It’s January 20th today--just about the time most of us are seeing our new year’s resolutions faltering. Some of them may have had to do with exercising more, eating better, or wasting less time. They end up being good intentions that just don’t make it to reality, for very long.

My Christian journey has often been stuck in that struggle between noble intentions and tangible action. Through the Holy Spirit in us, I think we see so many ways in which the world is broken. It can be seen in a photo of the haunting eyes of a starving child, flies buzzing on his head; it can be from hearing the news of almost two dozen Chicago Public School kids killed in the 2008 school year, average age of 16. Someone needs to do something. Lots of people--doing lots more than nothing.

This is where I see the real value of Crown Financial Bible Study. For people stuck in a serious debt struggle, it can be their first foothold to get some traction. For those just getting by, it can help build their savings reserve, that keeps the next unexpected car repair from causing bankruptcy. But, the big picture is more profound. It can help everyday people maximize their time and money and talents, to chip away at those big problems in God’s name. Is this just another good intention? Not really.

If a Crown student frees up about a buck a day, $32 a month, she can feed, clothe, and educate a child through Compassion International. For that child, this is literally the difference between an education with a future, and starvation and illiteracy. Just over three dollars a day can support an orphan or refugee through Crossing Borders. Any amount can drive the mentoring work of GRIP Outreach For Youth forward, providing father figures in a generation that has been abandoned, transforming the inner city of Chicago, one precious student at a time. Even better, if the lessons of Crown create more free time, the graduate can invest more of her time in things that will last forever—the lives and souls of people who need Jesus in their lives.

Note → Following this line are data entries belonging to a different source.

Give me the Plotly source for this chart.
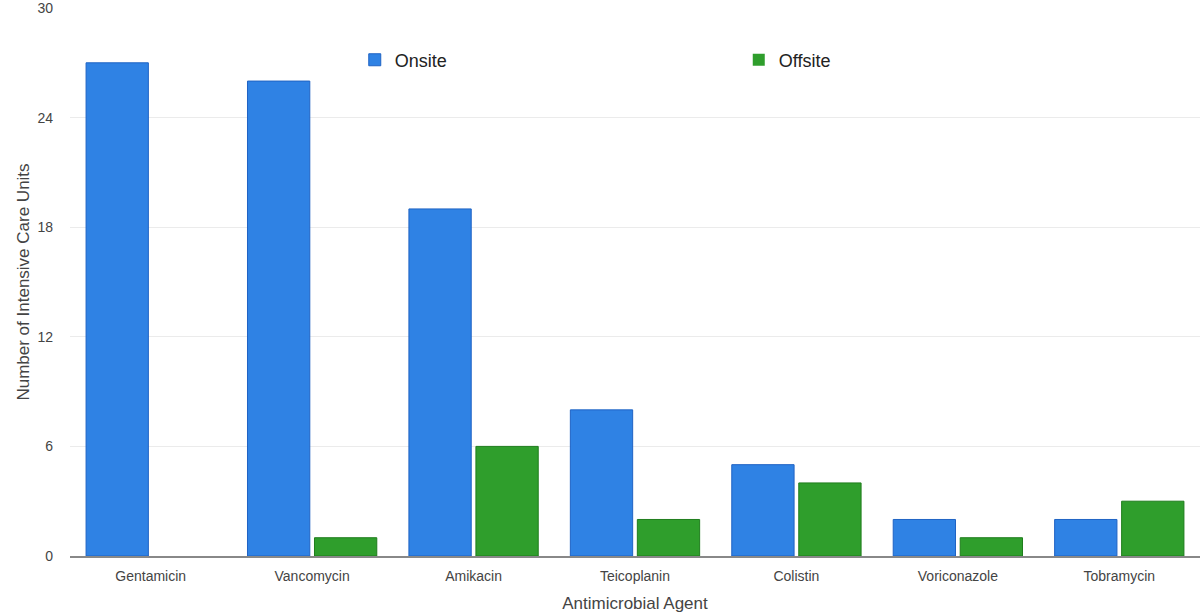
import plotly.graph_objects as go

agents = ['Gentamicin', 'Vancomycin', 'Amikacin', 'Teicoplanin', 'Colistin', 'Voriconazole', 'Tobramycin']
onsite = [27, 26, 19, 8, 5, 2, 2]
offsite = [0, 1, 6, 2, 4, 1, 3]
y_ticks = [0, 6, 12, 18, 24, 30]

fig = go.Figure()
fig.add_trace(go.Bar(x=agents, y=onsite, name='Onsite',
                     marker=dict(color='#2f82e4',
                                 line=dict(color='#1f63c4', width=[1 if v else 0 for v in onsite]))))
fig.add_trace(go.Bar(x=agents, y=offsite, name='Offsite',
                     marker=dict(color='#2f9e2c',
                                 line=dict(color='#1f7d1c', width=[1 if v else 0 for v in offsite]))))

fig.update_layout(
    width=1200, height=615,
    margin=dict(l=70, r=0, t=8, b=59, autoexpand=False),
    plot_bgcolor='white', paper_bgcolor='white',
    font=dict(family='Liberation Sans, Arial, sans-serif', size=14, color='#444'),
    barmode='group', bargap=0.17, bargroupgap=0.07,
    legend=dict(orientation='h', x=0.252, y=0.905, xanchor='left', yanchor='middle',
                entrywidth=339, entrywidthmode='pixels',
                font=dict(size=18, color='#222'), bgcolor='rgba(0,0,0,0)'),
    xaxis=dict(title=dict(text='Antimicrobial Agent', standoff=15),
               showline=True, linecolor='#888', linewidth=1.5, ticks='', ticklabelstandoff=6),
    yaxis=dict(title=dict(text='Number of Intensive Care Units', standoff=3),
               range=[0, 30], tickvals=y_ticks, showgrid=True, gridcolor='#ebebeb',
               zeroline=False, ticks='', ticklabelstandoff=16, ticklabeloverflow='allow'),
)

# page body has a default 8px margin; drop it so the figure sits at the window origin
fig.write_html("out.html", config={'displayModeBar': False},
               post_script="document.body.style.margin='0';")
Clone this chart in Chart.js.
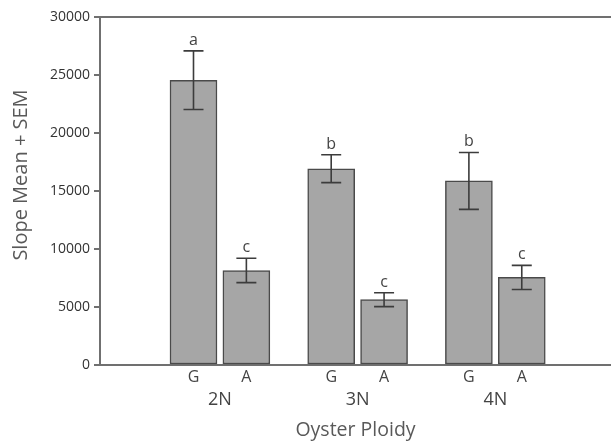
<!DOCTYPE html>
<html>
<head>
<meta charset="utf-8">
<script src="https://cdn.jsdelivr.net/npm/chart.js@4"></script>
<style>
  body { margin: 0; background: #fff; }
  canvas { display: block; }
</style>
</head>
<body>
<canvas id="chart" width="611" height="442"></canvas>
<script>
// groups along the x axis
const groups = ['2N', '3N', '4N'];
const group_pos = [1, 2, 3];
const treatments = ['G', 'A'];
const treatment_offset = [-0.192, 0.192];

// slope means and SEM, per group, per treatment (G then A)
const mean_g = [24550, 16920, 15870];
const mean_a = [8150, 5630, 7550];
const sem_g = [2530, 1200, 2450];
const sem_a = [1050, 600, 1040];
const letters_g = ['a', 'b', 'b'];
const letters_a = ['c', 'c', 'c'];

const y_ticks = [0, 5000, 10000, 15000, 20000, 25000, 30000];
const y_title = 'Slope Mean + SEM';

const FONT = '"Open Sans", "Noto Sans", sans-serif';
const AXIS_COLOR = '#707070';

let bars = [];
let sems = [];
let letters = [];
let tick_pos = [];
let tick_text = [];
for (let i = 0; i < groups.length; i++) {
  const means = [mean_g[i], mean_a[i]];
  const errs = [sem_g[i], sem_a[i]];
  const lets = [letters_g[i], letters_a[i]];
  for (let j = 0; j < treatments.length; j++) {
    const x = group_pos[i] + treatment_offset[j];
    bars.push({x: x, y: means[j]});
    sems.push(errs[j]);
    letters.push(lets[j]);
    tick_pos.push(x);
    tick_text.push(treatments[j]);
  }
}

const error_bars = {
  id: 'error_bars',
  afterDatasetsDraw(chart) {
    const ctx = chart.ctx;
    const xs = chart.scales.x;
    const ys = chart.scales.y;
    ctx.save();
    ctx.strokeStyle = '#3c3c3c';
    ctx.lineWidth = 1.6;
    ctx.fillStyle = '#444';
    ctx.font = '16px ' + FONT;
    ctx.textAlign = 'center';
    ctx.textBaseline = 'alphabetic';
    bars.forEach((b, i) => {
      const px = xs.getPixelForValue(b.x);
      const top = ys.getPixelForValue(b.y + sems[i]);
      const bottom = ys.getPixelForValue(b.y - sems[i]);
      ctx.beginPath();
      ctx.moveTo(px, top);
      ctx.lineTo(px, bottom);
      ctx.moveTo(px - 10, top);
      ctx.lineTo(px + 10, top);
      ctx.moveTo(px - 10, bottom);
      ctx.lineTo(px + 10, bottom);
      ctx.stroke();
      ctx.fillText(letters[i], px, top - 6);
    });
    ctx.restore();
  }
};

// y title sits a little above the middle of the axis in the original
const side_title = {
  id: 'side_title',
  afterDraw(chart) {
    const ctx = chart.ctx;
    const area = chart.chartArea;
    ctx.save();
    ctx.translate(21, (area.top + area.bottom) / 2 - 16);
    ctx.rotate(-Math.PI / 2);
    ctx.fillStyle = '#595959';
    ctx.font = '20px ' + FONT;
    ctx.textAlign = 'center';
    ctx.textBaseline = 'middle';
    ctx.fillText(y_title, 0, 0);
    ctx.restore();
  }
};

new Chart(document.getElementById('chart'), {
  type: 'bar',
  data: {
    datasets: [{
      data: bars,
      backgroundColor: '#a6a6a6',
      borderColor: '#4a4a4a',
      borderWidth: 1.5,
      borderSkipped: false,
      barThickness: 47
    }]
  },
  options: {
    responsive: false,
    animation: false,
    layout: { padding: { top: 17, right: 0, left: 0, bottom: 0 } },
    plugins: {
      legend: { display: false },
      tooltip: { enabled: false }
    },
    scales: {
      x: {
        type: 'linear',
        min: 0.129,
        max: 3.84,
        offset: false,
        weight: 0,
        grid: { display: false, drawTicks: false, offset: false },
        border: { display: true, color: AXIS_COLOR, width: 2 },
        afterBuildTicks: scale => {
          scale.ticks = tick_pos.map(v => ({value: v}));
        },
        ticks: {
          padding: 3,
          color: '#444',
          font: { family: FONT, size: 16 },
          maxRotation: 0,
          autoSkip: false,
          callback: (value, index) => tick_text[index]
        },
        afterFit: scale => { scale.height = 22; }
      },
      x2: {
        type: 'linear',
        position: 'bottom',
        min: 0.129,
        max: 3.84,
        offset: false,
        weight: 1,
        grid: { display: false, drawTicks: false, offset: false },
        border: { display: false },
        afterBuildTicks: scale => {
          scale.ticks = group_pos.map(v => ({value: v}));
        },
        ticks: {
          padding: 2,
          color: '#444',
          font: { family: FONT, size: 18 },
          maxRotation: 0,
          autoSkip: false,
          callback: (value, index) => groups[index]
        },
        title: {
          display: true,
          text: 'Oyster Ploidy',
          color: '#595959',
          font: { family: FONT, size: 19.5 },
          padding: { top: 0, bottom: 0 }
        },
        afterFit: scale => { scale.height = 55; }
      },
      y: {
        min: 0,
        max: 30000,
        afterBuildTicks: scale => {
          scale.ticks = y_ticks.map(v => ({value: v}));
        },
        grid: {
          color: c => (c.tick && c.tick.value === 30000 ? AXIS_COLOR : 'rgba(0,0,0,0)'),
          tickColor: AXIS_COLOR,
          tickLength: 6,
          lineWidth: 2
        },
        border: { display: true, color: AXIS_COLOR, width: 2 },
        ticks: {
          padding: 4,
          color: '#333',
          font: { family: FONT, size: 14 },
          callback: v => '' + v
        },
        afterFit: scale => { scale.width = 100; }
      }
    }
  },
  plugins: [error_bars, side_title]
});
</script>
</body>
</html>
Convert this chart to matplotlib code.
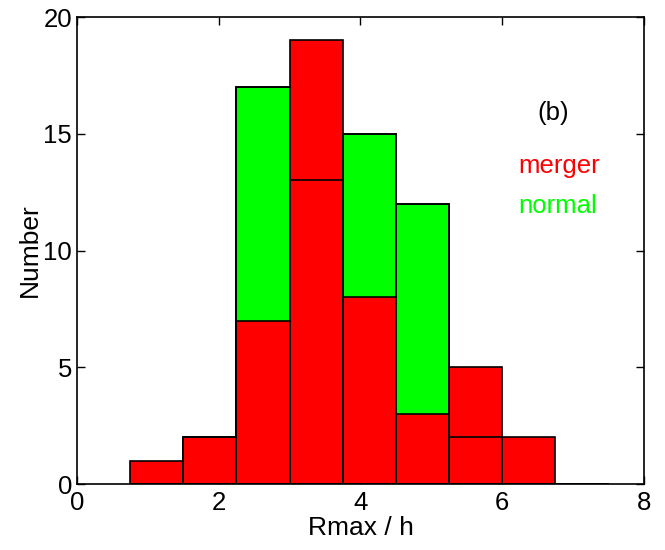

My biggest nightmare for Crown Financial Ministry is that graduates feel smarter, maybe save a few bucks more, but never see how God is going to use this new found money or time to heal His world and build His Kingdom—a world where things are as they should be. This is why I teach Crown. It empowers my friends at Harvest to invest their lives and resources into making God’s love more tangible in this broken place. That’s a new year’s resolution worth keeping.